-- begin --
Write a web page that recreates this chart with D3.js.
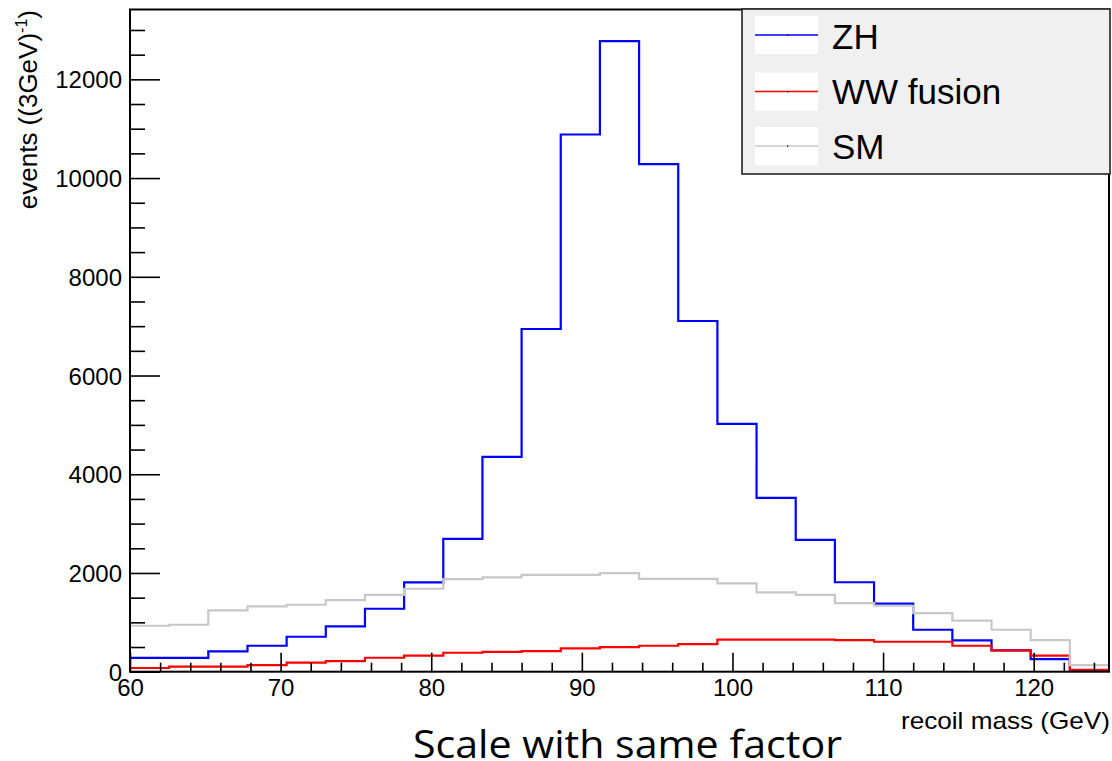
<!DOCTYPE html>
<html>
<head>
<meta charset="utf-8">
<script src="https://cdn.jsdelivr.net/npm/d3@7"></script>
<style>
  html, body { margin: 0; padding: 0; background: #ffffff; }
  svg { display: block; }
  text { font-family: "Liberation Sans", Arial, Helvetica, sans-serif; fill: #000; }
</style>
</head>
<body>
<svg id="chart" width="1112" height="761"></svg>
<script>
// ---- data ----
const binEdges = [60, 62.6, 65.2, 67.8, 70.4, 73.0, 75.6, 78.2, 80.8, 83.4, 86.0, 88.6, 91.2,
                  93.8, 96.4, 99.0, 101.6, 104.2, 106.8, 109.4, 112.0, 114.6, 117.2, 119.8, 122.4, 125];
const zhValues = [280, 280, 411, 526, 708, 917, 1275, 1808, 2692, 4352, 6942, 10883, 12776,
                  10282, 7104, 5020, 3522, 2672, 1812, 1380, 850, 636, 432, 256, 25];
const wwValues = [75, 101, 101, 135, 182, 216, 283, 324, 384, 400, 418, 472, 499,
                  526, 560, 648, 650, 650, 640, 607, 607, 526, 432, 324, 40];
const smValues = [931, 951, 1241, 1322, 1356, 1451, 1558, 1680, 1876, 1909, 1963, 1963, 1997,
                  1882, 1882, 1788, 1606, 1558, 1390, 1336, 1188, 1035, 850, 641, 135];
const seriesNames = ["ZH", "WW fusion", "SM"];
const seriesColors = ["#0000ff", "#ff0000", "#c8c8c8"];
const xMajorTicks = [60, 70, 80, 90, 100, 110, 120];
const yMajorTicks = [0, 2000, 4000, 6000, 8000, 10000, 12000];
const xTitle = "recoil mass (GeV)";
const yTitle = "events ((3GeV)";
const caption = "Scale with same factor";

// ---- layout ----
const svg = d3.select("#chart");
const L = 130, R = 1109, T = 9.5, B = 671.7;
const xMin = binEdges[0], xMax = binEdges[binEdges.length - 1];
const yMax = 1.05 * d3.max(zhValues);

const x = d3.scaleLinear().domain([xMin, xMax]).range([L, R]);
const y = d3.scaleLinear().domain([0, yMax]).range([B, T]);

// frame background
svg.append("rect").attr("x", L).attr("y", T).attr("width", R - L).attr("height", B - T)
  .attr("fill", "#ffffff");

// ---- histograms ----
const allSeries = [zhValues, wwValues, smValues];
const line = d3.line().x(d => x(d[0])).y(d => y(d[1])).curve(d3.curveStepAfter);
allSeries.forEach((vals, i) => {
  const pts = vals.map((v, k) => [binEdges[k], v]);
  pts.push([binEdges[binEdges.length - 1], vals[vals.length - 1]]);
  svg.append("path").datum(pts).attr("d", line)
    .attr("fill", "none").attr("stroke", seriesColors[i]).attr("stroke-width", 2.2)
    .attr("stroke-linejoin", "miter");
});

// ---- axes ----
const xMinor = d3.range(xMin, xMax + 0.001, 2).filter(v => !xMajorTicks.includes(v));
const yMinor = d3.range(0, yMax, 500).filter(v => !yMajorTicks.includes(v));

const gx = svg.append("g").attr("transform", `translate(0,${B})`);
gx.call(d3.axisBottom(x).tickValues(xMinor).tickSize(-9).tickFormat(""));
const gxM = svg.append("g").attr("transform", `translate(0,${B})`);
gxM.call(d3.axisBottom(x).tickValues(xMajorTicks).tickSize(-19).tickPadding(26).tickFormat(d3.format("d")));
[gx, gxM].forEach(g => {
  g.select(".domain").remove();
  g.selectAll(".tick line").attr("stroke", "#000").attr("stroke-width", 1.6);
});
gxM.selectAll(".tick text").attr("font-size", 24).attr("font-family", "Liberation Sans, Arial, sans-serif")
  .attr("fill", "#000").attr("dy", "0").attr("y", 24);

const gy = svg.append("g").attr("transform", `translate(${L},0)`);
gy.call(d3.axisLeft(y).tickValues(yMinor).tickSize(-15).tickFormat(""));
const gyM = svg.append("g").attr("transform", `translate(${L},0)`);
gyM.call(d3.axisLeft(y).tickValues(yMajorTicks).tickSize(-30).tickPadding(8).tickFormat(d3.format("d")));
[gy, gyM].forEach(g => {
  g.select(".domain").remove();
  g.selectAll(".tick line").attr("stroke", "#000").attr("stroke-width", 1.6);
});
gyM.selectAll(".tick text").attr("font-size", 24).attr("font-family", "Liberation Sans, Arial, sans-serif")
  .attr("fill", "#000").attr("x", -8).attr("dy", "0.36em");

// frame border
svg.append("rect").attr("x", L).attr("y", T).attr("width", R - L).attr("height", B - T)
  .attr("fill", "none").attr("stroke", "#000").attr("stroke-width", 2);

// axis titles
svg.append("text").attr("x", 1110).attr("y", 729).attr("text-anchor", "end")
  .attr("font-size", 24).attr("textLength", 209).attr("lengthAdjust", "spacingAndGlyphs")
  .text(xTitle);

const yt = svg.append("text").attr("transform", `translate(37,10) rotate(-90)`)
  .attr("text-anchor", "end").attr("font-size", 26);
yt.append("tspan").text(yTitle);
yt.append("tspan").attr("font-size", 16).attr("dy", -10).text("-1");
yt.append("tspan").attr("dy", 10).text(")");

// ---- legend ----
const lg = svg.append("g");
lg.append("rect").attr("x", 742).attr("y", 9).attr("width", 368).attr("height", 165)
  .attr("fill", "#f0f0f0").attr("stroke", "#222").attr("stroke-width", 1.6);
const rowY = [35, 91.5, 146];
const rowBase = [48.5, 103.5, 158.5];
seriesNames.forEach((name, i) => {
  lg.append("rect").attr("x", 755).attr("y", rowY[i] - 19).attr("width", 63).attr("height", 38)
    .attr("fill", "#ffffff");
  lg.append("line").attr("x1", 755).attr("x2", 818).attr("y1", rowY[i]).attr("y2", rowY[i])
    .attr("stroke", seriesColors[i]).attr("stroke-width", 1.5);
  lg.append("rect").attr("x", 787).attr("y", rowY[i] - 0.5).attr("width", 1.2).attr("height", 1.2)
    .attr("fill", "#000");
  lg.append("text").attr("x", 832).attr("y", rowBase[i]).attr("font-size", 35).text(name);
});

// caption
svg.append("text").attr("x", 627.5).attr("y", 758).attr("text-anchor", "middle")
  .attr("font-family", "Open Sans, Noto Sans, sans-serif").attr("font-size", 39)
  .attr("textLength", 429).attr("lengthAdjust", "spacingAndGlyphs")
  .style("font-family", "'Open Sans', 'Noto Sans', sans-serif")
  .text(caption);
</script>
</body>
</html>
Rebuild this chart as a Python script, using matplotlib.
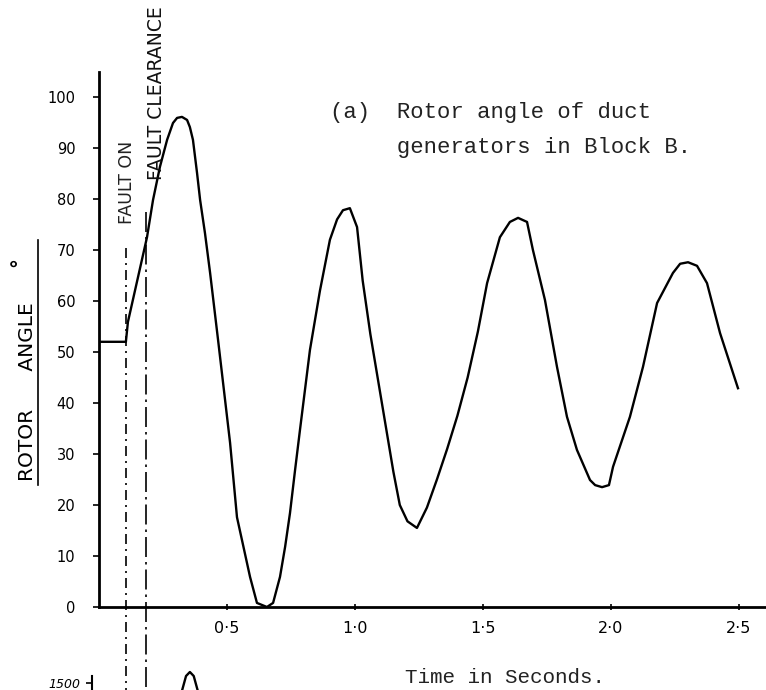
-- end --
Task statement:
Above are the records; copy every line in them that holds the word "chart".

Written solution:
Write a web page that recreates this chart with D3.js.
<svg id="chart" width="1112" height="761"></svg>
const svg = d3.select("#chart");
Rebuild this chart as a Python script, using matplotlib.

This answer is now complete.